**Task prompt**
Your copy of the material below should match it exactly, except that it holds no pictures.

**Dataset content**
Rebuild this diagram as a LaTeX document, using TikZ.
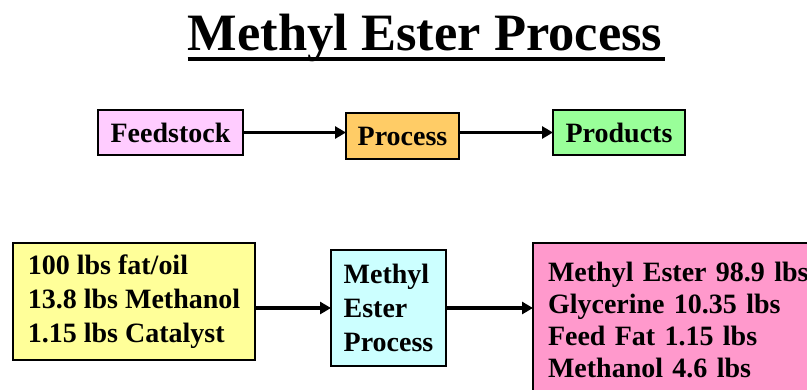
\documentclass[tikz,border=0pt]{standalone}
\usepackage{fontspec}
\setmainfont{Liberation Serif}
\usetikzlibrary{arrows.meta}

\definecolor{feedpink}{HTML}{FFCCFF}
\definecolor{procorange}{HTML}{FFCC66}
\definecolor{prodgreen}{HTML}{99FF99}
\definecolor{inyellow}{HTML}{FFFF99}
\definecolor{esterblue}{HTML}{CCFFFF}
\definecolor{outpink}{HTML}{FF99CC}

\begin{document}
\begin{tikzpicture}[x=1pt, y=-1pt]

    \useasboundingbox (0,0) rectangle (807,389);
    \clip (0,0) rectangle (807,389);

    \tikzset{boxstyle/.style={draw, line width=2.5pt, outer sep=0pt, inner ysep=0pt,
                 font=\fontsize{28}{34}\selectfont\bfseries},
             arrowstyle/.style={line width=3.5pt, -{Triangle[length=11pt,width=12pt]}}}

    \node[font=\fontsize{52.5}{60}\selectfont\bfseries, inner sep=0pt, anchor=base] (title) at (425, 50) {Methyl Ester Process};
    \draw[line width=4.5pt] ([yshift=-9pt]title.base west) -- ([yshift=-9pt,xshift=3pt]title.base east);

    \node[boxstyle, fill=feedpink, minimum width=145, minimum height=45] (feed) at (170.5, 132.5) {Feedstock};
    \node[boxstyle, fill=procorange, minimum width=113, minimum height=46] (proc) at (402.5, 136) {Process};
    \node[boxstyle, fill=prodgreen, minimum width=132, minimum height=45] (prod) at (619, 132.5) {Products};

    % Cajas de abajo.
    \node[boxstyle, fill=inyellow, anchor=north west, minimum width=242, minimum height=117,
          inner xsep=8, align=left] (feedin) at (13, 243)
          {100 lbs fat/oil\\13.8 lbs Methanol\\1.15 lbs Catalyst};
    \node[boxstyle, fill=esterblue, anchor=north west, minimum width=115, minimum height=116,
          inner xsep=8, align=left] (ester) at (331, 250)
          {Methyl\\Ester\\Process};
    \node[boxstyle, fill=outpink, anchor=north west, minimum width=320, minimum height=153,
          inner xsep=15, text width=290, align=left, font=\fontsize{28}{32}\selectfont\bfseries] (prodout) at (533, 243)
          {Methyl Ester 98.9 lbs\\Glycerine 10.35 lbs\\Feed Fat 1.15 lbs\\Methanol 4.6 lbs};

    \draw[arrowstyle] (feed.east) -- (feed.east -| proc.west);
    \draw[arrowstyle] (prod.west -| proc.east) -- (prod.west);
    \draw[arrowstyle] (ester.west -| feedin.east) -- (ester.west);
    \draw[arrowstyle] (ester.east) -- (ester.east -| prodout.west);

\end{tikzpicture}
\end{document}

**Result of this task**
Rebuild this diagram as a LaTeX document, using TikZ.
\documentclass[tikz,border=0pt]{standalone}
\usepackage{fontspec}
\setmainfont{Liberation Serif}
\usetikzlibrary{arrows.meta}

\definecolor{feedpink}{HTML}{FFCCFF}
\definecolor{procorange}{HTML}{FFCC66}
\definecolor{prodgreen}{HTML}{99FF99}
\definecolor{inyellow}{HTML}{FFFF99}
\definecolor{esterblue}{HTML}{CCFFFF}
\definecolor{outpink}{HTML}{FF99CC}

\begin{document}
\begin{tikzpicture}[x=1pt, y=-1pt]

    \useasboundingbox (0,0) rectangle (807,389);
    \clip (0,0) rectangle (807,389);

    \tikzset{boxstyle/.style={draw, line width=2.5pt, outer sep=0pt, inner ysep=0pt,
                 font=\fontsize{28}{34}\selectfont\bfseries},
             arrowstyle/.style={line width=3.5pt, -{Triangle[length=11pt,width=12pt]}}}

    \node[font=\fontsize{52.5}{60}\selectfont\bfseries, inner sep=0pt, anchor=base] (title) at (425, 50) {Methyl Ester Process};
    \draw[line width=4.5pt] ([yshift=-9pt]title.base west) -- ([yshift=-9pt,xshift=3pt]title.base east);

    \node[boxstyle, fill=feedpink, minimum width=145, minimum height=45] (feed) at (170.5, 132.5) {Feedstock};
    \node[boxstyle, fill=procorange, minimum width=113, minimum height=46] (proc) at (402.5, 136) {Process};
    \node[boxstyle, fill=prodgreen, minimum width=132, minimum height=45] (prod) at (619, 132.5) {Products};

    % Cajas de abajo.
    \node[boxstyle, fill=inyellow, anchor=north west, minimum width=242, minimum height=117,
          inner xsep=8, align=left] (feedin) at (13, 243)
          {100 lbs fat/oil\\13.8 lbs Methanol\\1.15 lbs Catalyst};
    \node[boxstyle, fill=esterblue, anchor=north west, minimum width=115, minimum height=116,
          inner xsep=8, align=left] (ester) at (331, 250)
          {Methyl\\Ester\\Process};
    \node[boxstyle, fill=outpink, anchor=north west, minimum width=320, minimum height=153,
          inner xsep=15, text width=290, align=left, font=\fontsize{28}{32}\selectfont\bfseries] (prodout) at (533, 243)
          {Methyl Ester 98.9 lbs\\Glycerine 10.35 lbs\\Feed Fat 1.15 lbs\\Methanol 4.6 lbs};

    \draw[arrowstyle] (feed.east) -- (feed.east -| proc.west);
    \draw[arrowstyle] (prod.west -| proc.east) -- (prod.west);
    \draw[arrowstyle] (ester.west -| feedin.east) -- (ester.west);
    \draw[arrowstyle] (ester.east) -- (ester.east -| prodout.west);

\end{tikzpicture}
\end{document}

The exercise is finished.